Keep every line where the word "script" appears; drop the rest.

Charts and diagrams as code
+++
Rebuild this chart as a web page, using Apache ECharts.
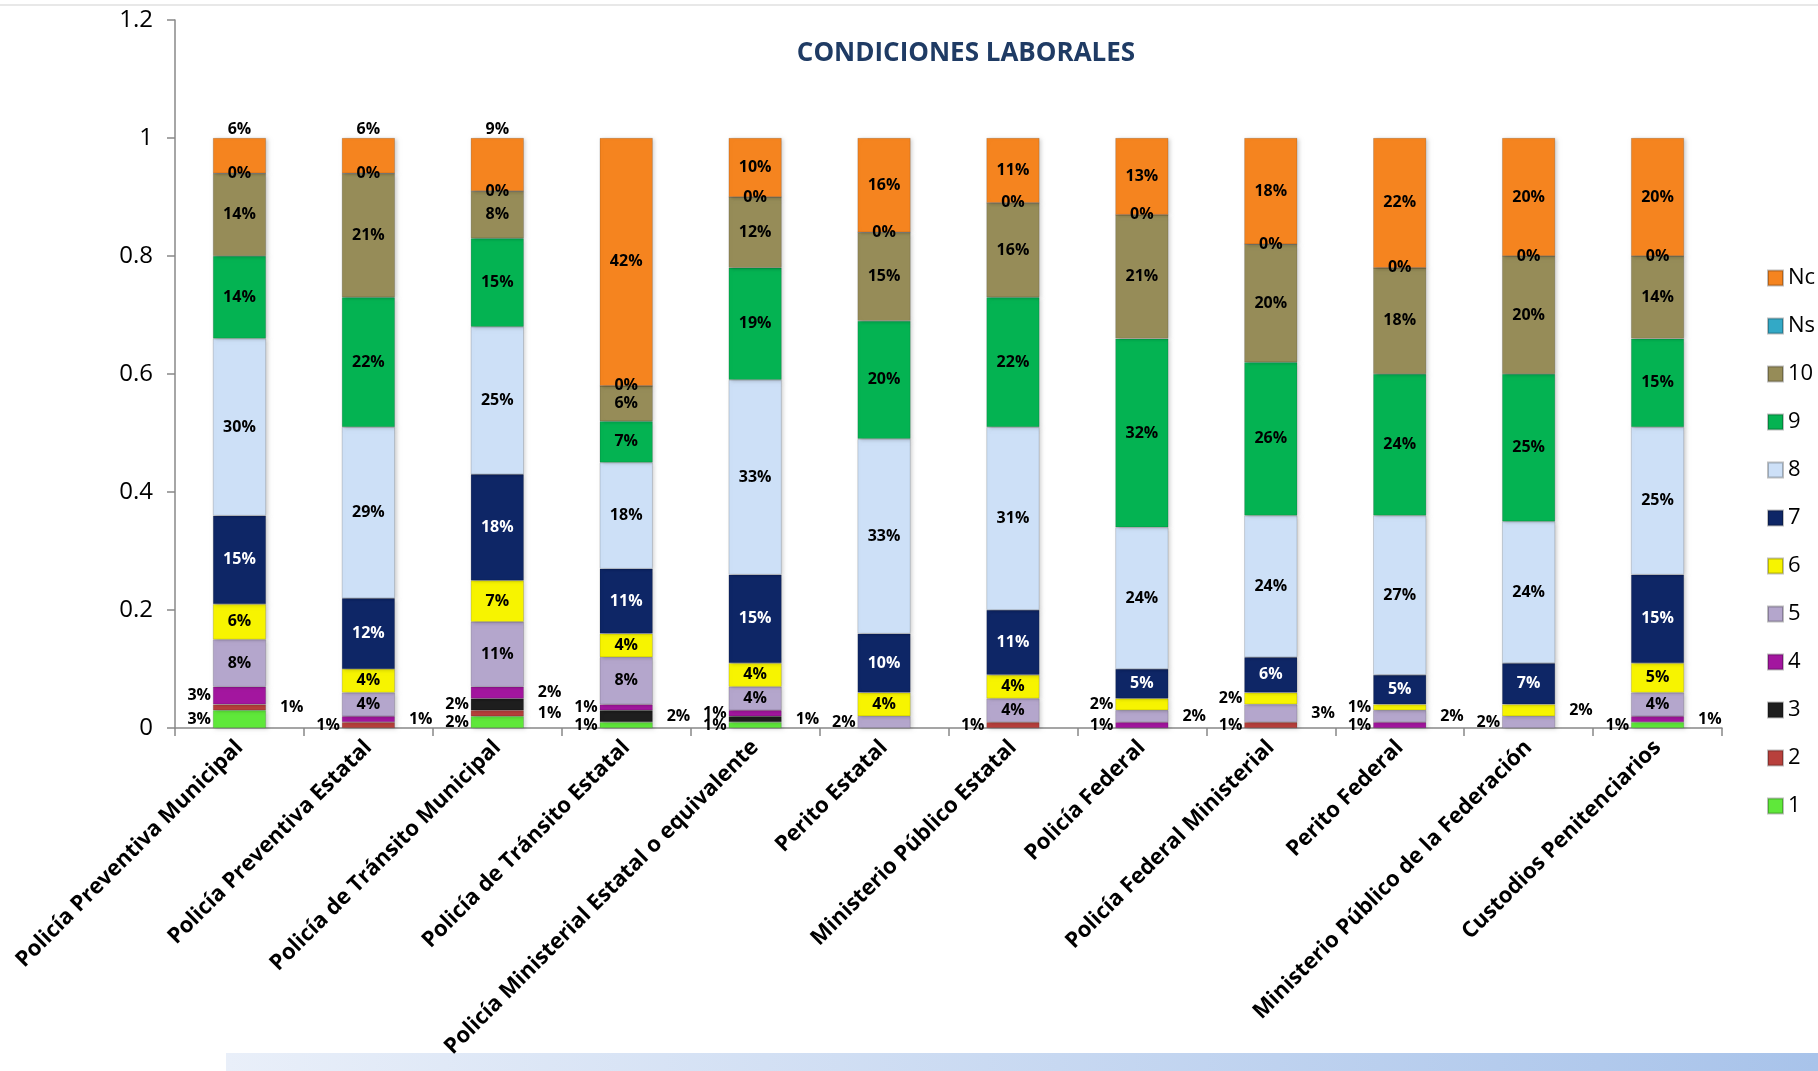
<!DOCTYPE html>
<html>
<head>
<meta charset="utf-8">
<script src="https://cdn.jsdelivr.net/npm/echarts@6/dist/echarts.min.js"></script>
<style>
html,body{margin:0;padding:0;background:#fff;}
#chart{width:1818px;height:1071px;}
</style>
</head>
<body>
<div id="chart"></div>
<script>
const categories = [
  'Policía Preventiva Municipal',
  'Policía Preventiva Estatal',
  'Policía de Tránsito Municipal',
  'Policía de Tránsito Estatal',
  'Policía Ministerial Estatal o equivalente',
  'Perito Estatal',
  'Ministerio Público Estatal',
  'Policía Federal',
  'Policía Federal Ministerial',
  'Perito Federal',
  'Ministerio Público de la Federación',
  'Custodios Penitenciarios'
];
const seriesNames = ['1','2','3','4','5','6','7','8','9','10','Ns','Nc'];
const yTicks = [0, 0.2, 0.4, 0.6, 0.8, 1, 1.2];

const s1  = [0.03, null, 0.02, 0.01, 0.01, null, null, null, null, null, null, 0.01];
const s2  = [0.01, 0.01, 0.01, null, null, null, 0.01, null, 0.01, null, null, null];
const s3  = [null, null, 0.02, 0.02, 0.01, null, null, null, null, null, null, null];
const s4  = [0.03, 0.01, 0.02, 0.01, 0.01, null, null, 0.01, null, 0.01, null, 0.01];
const s5  = [0.08, 0.04, 0.11, 0.08, 0.04, 0.02, 0.04, 0.02, 0.03, 0.02, 0.02, 0.04];
const s6  = [0.06, 0.04, 0.07, 0.04, 0.04, 0.04, 0.04, 0.02, 0.02, 0.01, 0.02, 0.05];
const s7  = [0.15, 0.12, 0.18, 0.11, 0.15, 0.10, 0.11, 0.05, 0.06, 0.05, 0.07, 0.15];
const s8  = [0.30, 0.29, 0.25, 0.18, 0.33, 0.33, 0.31, 0.24, 0.24, 0.27, 0.24, 0.25];
const s9  = [0.14, 0.22, 0.15, 0.07, 0.19, 0.20, 0.22, 0.32, 0.26, 0.24, 0.25, 0.15];
const s10 = [0.14, 0.21, 0.08, 0.06, 0.12, 0.15, 0.16, 0.21, 0.20, 0.18, 0.20, 0.14];
const sNs = [0, 0, 0, 0, 0, 0, 0, 0, 0, 0, 0, 0];
const sNc = [0.06, 0.06, 0.09, 0.42, 0.10, 0.16, 0.11, 0.13, 0.18, 0.22, 0.20, 0.20];

const allValues = [s1, s2, s3, s4, s5, s6, s7, s8, s9, s10, sNs, sNc];
const colors = ['#5fe83a','#b8403c','#1e1e1e','#a3169f','#b4a6cc','#f7f400','#0e2666','#cde0f7','#04b352','#968c58','#33a9c6','#f5841f'];
const labelColors = ['#000','#000','#000','#000','#000','#000','#fff','#000','#000','#000','#000','#000'];
const FONT = '"Open Sans"';

// label placement for small segments (outside, alternating sides)
const smallCount = categories.map(() => 0);
function labelFor(si, ci, v) {
  if (v === null || v === undefined) return {show: false};
  if (si === 11) return {position: v < 0.1 ? 'top' : 'inside', distance: 1};
  if (si === 10) return {position: 'inside'};
  if (si <= 5 && v <= 0.03) {
    const side = smallCount[ci] % 2 === 0 ? 'left' : 'right';
    smallCount[ci]++;
    return {position: side, distance: side === 'left' ? 2 : 14};
  }
  return {position: 'inside'};
}

const series = seriesNames.map((name, si) => ({
  name: name,
  type: 'bar',
  stack: 'total',
  barWidth: 53,
  itemStyle: {color: colors[si], borderColor: 'rgba(0,0,0,0.25)', borderWidth: 0.6,
              shadowColor: 'rgba(0,0,0,0.18)', shadowBlur: 4, shadowOffsetX: 2, shadowOffsetY: 1},
  label: {
    show: true,
    color: labelColors[si],
    fontFamily: FONT,
    fontWeight: 'bold',
    fontSize: 16,
    formatter: p => Math.round(p.value * 100) + '%'
  },
  data: allValues[si].map((v, ci) => ({value: v === null ? '-' : v, label: labelFor(si, ci, v)}))
}));

const chart = echarts.init(document.getElementById('chart'));
chart.setOption({
  animation: false,
  backgroundColor: '#fff',
  title: {
    text: 'CONDICIONES LABORALES',
    left: 961, top: 36, textAlign: 'center',
    textStyle: {color: '#1f3b64', fontSize: 26, fontWeight: 'bold', fontFamily: FONT}
  },
  legend: {
    orient: 'vertical',
    left: 1762, top: 262,
    itemWidth: 15, itemHeight: 15, itemGap: 26,
    icon: 'rect',
    data: seriesNames.slice().reverse(),
    textStyle: {fontSize: 22, color: '#000', fontFamily: FONT}
  },
  grid: {left: 175, right: 96, top: 20, bottom: 343},
  xAxis: {
    type: 'category',
    data: categories,
    axisLine: {lineStyle: {color: '#888', width: 1.5}},
    axisTick: {show: true, length: 8, lineStyle: {color: '#888', width: 1.5}},
    axisLabel: {rotate: 45, interval: 0, fontSize: 22, fontWeight: 'bold', color: '#000', fontFamily: FONT, margin: 16}
  },
  yAxis: {
    type: 'value',
    min: yTicks[0], max: yTicks[yTicks.length - 1], interval: 0.2,
    splitLine: {show: false},
    axisLine: {show: true, lineStyle: {color: '#888', width: 1.5}},
    axisTick: {show: true, length: 8, lineStyle: {color: '#888', width: 1.5}},
    axisLabel: {fontSize: 24, color: '#000', fontFamily: FONT, margin: 22}
  },
  graphic: [
    {type: 'rect', shape: {x: 0, y: 4, width: 1818, height: 2}, style: {fill: '#e8e8e8'}},
    {type: 'rect', shape: {x: 226, y: 1053, width: 1592, height: 18},
     style: {fill: new echarts.graphic.LinearGradient(0, 0, 1, 0, [{offset: 0, color: '#e9eff9'}, {offset: 1, color: '#a8c3ea'}])}}
  ],
  series: series
});
</script>
</body>
</html>
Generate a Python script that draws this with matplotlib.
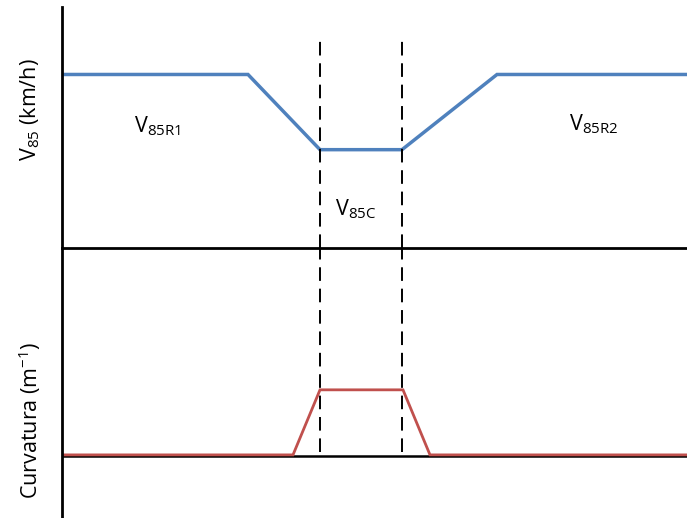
import matplotlib.pyplot as plt
from matplotlib.ticker import NullLocator

# Station along the alignment (m)
station_speed = [0, 186, 258, 340, 435, 625]
v85 = [90, 90, 51, 51, 90, 90]

station_curv = [0, 231, 258, 341, 368, 625]
curvature = [0, 0, 0.01, 0.01, 0, 0]

# Start and end of the circular curve
curve_limits = [258, 340]

BLUE = '#4f81bd'
RED = '#c0504d'
FONT = ['Open Sans', 'DejaVu Sans']

plt.rcParams['font.family'] = FONT

W, H = 687, 518
fig = plt.figure(figsize=(W / 100, H / 100), dpi=100)

x0 = 62 / W
ax1 = fig.add_axes([x0, (H - 248) / H, 1 - x0, (248 - 7) / H])
ax2 = fig.add_axes([x0, 0, 1 - x0, 270 / H])

for ax in (ax1, ax2):
    ax.set_xlim(0, 625)
    for s in ('top', 'right'):
        ax.spines[s].set_visible(False)
    ax.spines['left'].set_linewidth(2)
    ax.xaxis.set_major_locator(NullLocator())
    ax.yaxis.set_major_locator(NullLocator())
    ax.patch.set_alpha(0)

ax1.spines['bottom'].set_linewidth(2)
ax2.spines['bottom'].set_visible(False)

ax1.set_ylim(0, 125)
ax2.set_ylim(-0.0097, 0.0318)

# Speed profile
ax1.plot(station_speed, v85, color=BLUE, lw=2.5, solid_joinstyle='miter')

# Curvature diagram
ax2.axhline(-0.0002, color='black', lw=1.8)
ax2.plot(station_curv, curvature, color=RED, lw=2.0, solid_joinstyle='miter')

# Curve limits
for xc in curve_limits:
    ax1.axvline(xc, ymin=0, ymax=(248 - 38) / 241, color='black', lw=1.4,
                dashes=(7, 4))
    ax2.axvline(xc, ymin=(518 - 452) / 270, ymax=1, color='black', lw=1.4,
                dashes=(7, 4))

lbl = dict(fontsize=15.5, ha='left', va='center')
ax1.text(72, 63, r'V$_{\mathregular{85R1}}$', **lbl)
ax1.text(507, 64, r'V$_{\mathregular{85R2}}$', **lbl)
ax1.text(273, 20, r'V$_{\mathregular{85C}}$', **lbl)

fig.text(30 / W, 1 - 110 / H, r'V$_{\mathregular{85}}$ (km/h)', fontsize=15.5,
         rotation=90, ha='center', va='center')
fig.text(30 / W, 1 - 420 / H, r'Curvatura (m$^{\mathregular{-1}}$)', fontsize=15.5,
         rotation=90, ha='center', va='center')

fig.savefig('out.png', dpi=100, facecolor='white')
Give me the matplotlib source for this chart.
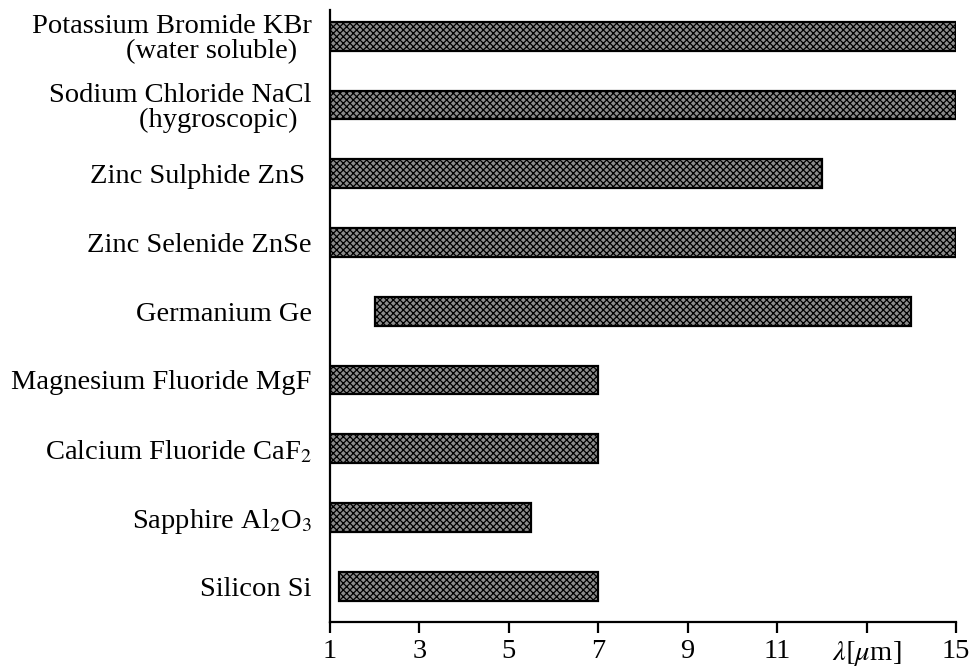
import matplotlib
matplotlib.use('Agg')
import matplotlib.pyplot as plt

plt.rcParams['font.family'] = ['Liberation Serif', 'DejaVu Serif']
plt.rcParams['mathtext.fontset'] = 'stix'
plt.rcParams['hatch.linewidth'] = 0.9
plt.rcParams['hatch.color'] = 'black'

materials = [
    'Silicon Si',
    r'Sapphire Al$_2$O$_3$',
    r'Calcium Fluoride CaF$_2$',
    'Magnesium Fluoride MgF',
    'Germanium Ge',
    'Zinc Selenide ZnSe',
    'Zinc Sulphide ZnS ',
    'Sodium Chloride NaCl\n(hygroscopic)  ',
    'Potassium Bromide KBr\n(water soluble)  ',
]
start_um = [1.2, 1, 1, 1, 2, 1, 1, 1, 1]
end_um = [7, 5.5, 7, 7, 14, 15, 12, 15, 15]

xticks = [1, 3, 5, 7, 9, 11, 13, 15]
xtick_labels = ['1', '3', '5', '7', '9', '11', r'$\lambda[\mu$m]', '15']

fig = plt.figure(figsize=(9.73, 6.70), dpi=100)
ax = fig.add_axes([0.339, 0.0716, 0.6435, 0.9134])

widths = [e - s for s, e in zip(start_um, end_um)]
ax.barh(range(len(materials)), widths, left=start_um, height=0.42,
        color='#8c8c8c', edgecolor='black', linewidth=1.6, hatch='xxxxx')

ax.set_xlim(1, 15)
ax.set_ylim(-0.52, 8.38)
ax.set_xticks(xticks)
ax.set_xticklabels(xtick_labels, fontsize=20.5)
ax.set_yticks(range(len(materials)))
ax.set_yticklabels(materials, fontsize=20.5, multialignment='right', linespacing=1.0)
ax.tick_params(axis='y', length=0, pad=13)
ax.tick_params(axis='x', length=8, width=1.6, pad=4)

for side in ['top', 'right']:
    ax.spines[side].set_visible(False)
for side in ['left', 'bottom']:
    ax.spines[side].set_linewidth(1.6)

fig.savefig('out.png', dpi=100)
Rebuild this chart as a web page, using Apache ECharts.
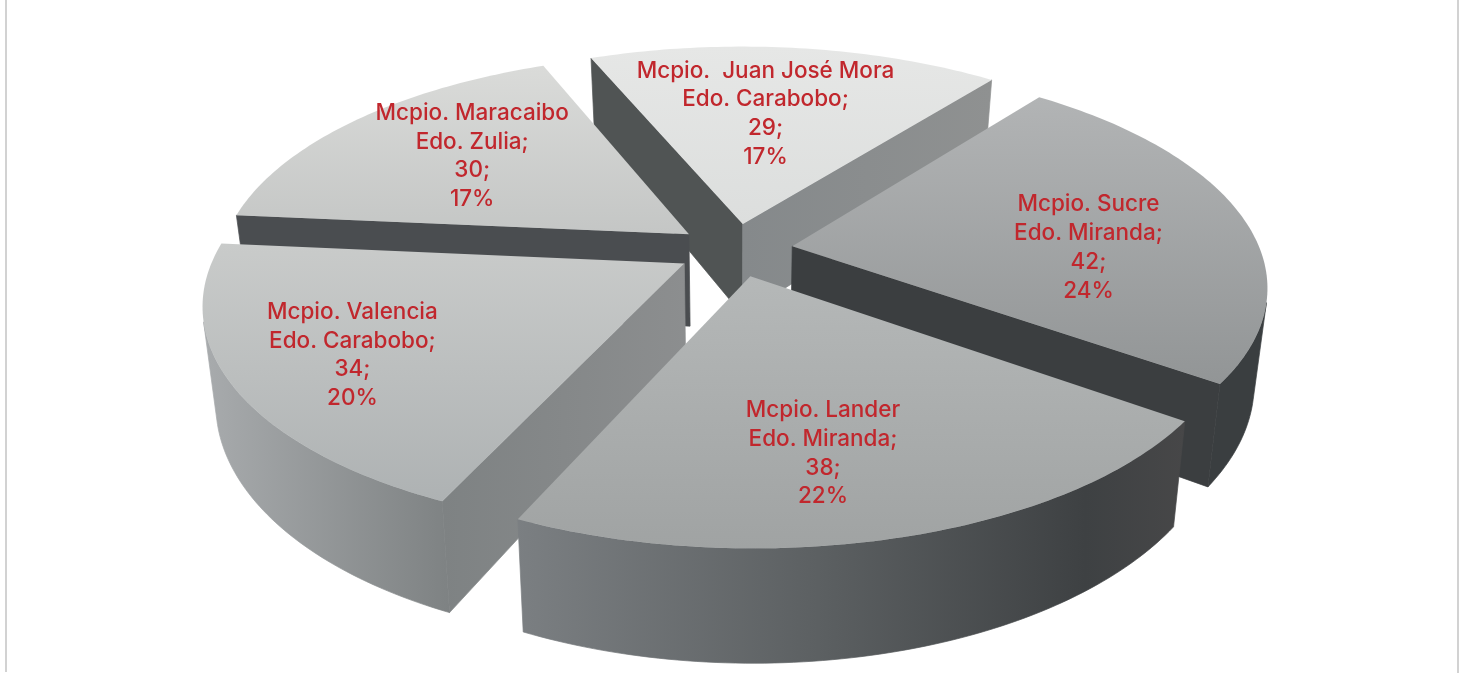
<!DOCTYPE html>
<html><head><meta charset="utf-8">
<script src="https://cdn.jsdelivr.net/npm/echarts@6/dist/echarts.min.js"></script>
<style>html,body{margin:0;padding:0;background:#fff}#c{width:1465px;height:673px}</style>
</head><body><div id="c"></div>
<script>
// clockwise from the slice that starts near 12 o'clock
const municipios = ['Mcpio.  Juan José Mora','Mcpio. Sucre','Mcpio. Lander','Mcpio. Valencia','Mcpio. Maracaibo'];
const estados = ['Edo. Carabobo;','Edo. Miranda;','Edo. Miranda;','Edo. Carabobo;','Edo. Zulia;'];
const valores = [29,42,38,34,30];

const view = {cx:735,cy:250,R:468,tilt:0.461,persp:0.17,explode:58,thick:93,zShrink:0.025,startAngle:-22.3};
const paintOrder = [0,4,1,3,2];
const labelReach = [0.587,0.634,0.705,0.755,0.643];
const labelTurn = [-2.4,8.9,4.4,-0.8,1.5];
const topFill = [['#e6e7e6','#dcdedd'],['#b2b4b5','#929596'],['#b5b8b8','#a0a3a3'],['#c9cbca','#aeb2b3'],['#dadbd9','#c4c6c5']];
const sideFill = [
  [[0,'#888b8c'],[1,'#888b8c']],
  [[0,'#3a3e40'],[1,'#3a3e40']],
  [[0,'#7b7f82'],[0.45,'#5c6062'],[0.85,'#3e4143'],[1,'#474748']],
  [[0,'#a8abad'],[1,'#7e8283']],
  [[0,'#4a4d50'],[1,'#4a4d50']]];
const startCutFill = [['#505454','#505454'],['#3b3e40','#3b3e40'],['#3c3f41','#3c3f41'],['#7e8283','#8c8e8f'],['#4a4d50','#4a4d50']];
const endCutFill = [['#85898b','#8f9191'],['#3b3e40','#3b3e40'],['#7a7e81','#7a7e81'],['#808384','#808384'],['#4a4d50','#4a4d50']];

const total = valores.reduce((a,b)=>a+b,0);
function proj(X,Y,Z){
  const w = 1 + view.persp*Y/view.R;
  const s = 1 - view.zShrink*Z;
  return [view.cx + X/w*s, view.cy - view.tilt*Y/w + view.thick*Z/w];
}
function quadArea(a,b,c,d){
  const p=[a,b,c,d];let s=0;
  for(let i=0;i<4;i++){const q=p[(i+1)%4];s+=p[i][0]*q[1]-q[0]*p[i][1];}
  return s;
}
function render(params, api){
  const i = params.dataIndex;
  let before = 0; for(let k=0;k<i;k++) before += valores[k];
  const v = api.value(1);
  const a0 = view.startAngle + before/total*360, a1 = a0 + v/total*360, mid=(a0+a1)/2;
  const rad = d=>d*Math.PI/180;
  const ox = view.explode*Math.sin(rad(mid)), oy = view.explode*Math.cos(rad(mid));
  const P = (a,r,z)=>proj(ox+r*Math.sin(rad(a)), oy+r*Math.cos(rad(a)), z);
  const n=Math.ceil(a1-a0);
  const topArc=[],botArc=[];
  for(let k=0;k<=n;k++){const a=a0+(a1-a0)*k/n;topArc.push(P(a,view.R,0));botArc.push(P(a,view.R,1));}
  const layer = paintOrder.indexOf(i)*10;
  const poly = (points,fill,z2)=>({type:'polygon',shape:{points},style:{fill,stroke:null},z2,silent:true});
  const wall = (points,fill,z2)=>({type:'polygon',shape:{points},style:{fill,stroke:fill,lineWidth:0.7,lineJoin:'round'},z2,silent:true});
  const grad = (x2,y2,c)=>new echarts.graphic.LinearGradient(0,0,x2,y2,c.map(s=>({offset:s[0],color:s[1]})));
  const pair = c=>[[0,c[0]],[1,c[1]]];
  const apexT=P(0,0,0), apexB=P(0,0,1);
  const children=[];
  // outer wall: only the stretch of the rim that faces the viewer
  const vt=[],vb=[];
  for(let k=0;k<n;k++){
    if(quadArea(topArc[k],topArc[k+1],botArc[k+1],botArc[k])<0){
      if(!vt.length){vt.push(topArc[k]);vb.push(botArc[k]);}
      vt.push(topArc[k+1]);vb.push(botArc[k+1]);
    }
  }
  if(vt.length) children.push(wall(vt.concat(vb.reverse()),grad(1,0,sideFill[i]),layer));
  if(quadArea(apexT,topArc[0],botArc[0],apexB)<0)
    children.push(wall([apexT,topArc[0],botArc[0],apexB],grad(1,0,pair(startCutFill[i])),layer+1));
  if(quadArea(apexT,topArc[n],botArc[n],apexB)>0)
    children.push(wall([apexT,topArc[n],botArc[n],apexB],grad(1,0,pair(endCutFill[i])),layer+1));
  children.push(poly([apexT].concat(topArc),grad(0,1,pair(topFill[i])),layer+3));
  const lp = P(mid+labelTurn[i],view.R*labelReach[i],0);
  const pct = Math.round(v/total*100);
  children.push({type:'text',z2:500,silent:true,style:{
    x:lp[0],y:lp[1],text:[api.value(0),estados[i],v+';',pct+'%'].join('\n'),
    fill:'#c1272d',fontFamily:'Inter',fontWeight:500,fontSize:22.5,lineHeight:28.7,align:'center',verticalAlign:'middle'}});
  return {type:'group',children};
}
const chart = echarts.init(document.getElementById('c'),null,{renderer:'canvas'});
chart.setOption({
  animation:false,backgroundColor:'#fff',
  graphic:[
    {type:'rect',shape:{x:5,y:0,width:2,height:672},style:{fill:'#d2d2d2'},silent:true},
    {type:'rect',shape:{x:1457,y:0,width:2,height:673},style:{fill:'#d2d2d2'},silent:true}
  ],
  series:[{type:'custom',coordinateSystem:'none',renderItem:render,
    data:municipios.map((m,i)=>[m,valores[i]])}]
});
</script></body></html>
+++
▶ **WRITTEN SOLUTION**
<script src="https://cdn.jsdelivr.net/npm/echarts@6/dist/echarts.min.js"></script>
<script>
</script>
Generate a Python script that draws this with matplotlib.
<script src="https://cdn.jsdelivr.net/npm/echarts@6/dist/echarts.min.js"></script>
<script>
</script></body></html>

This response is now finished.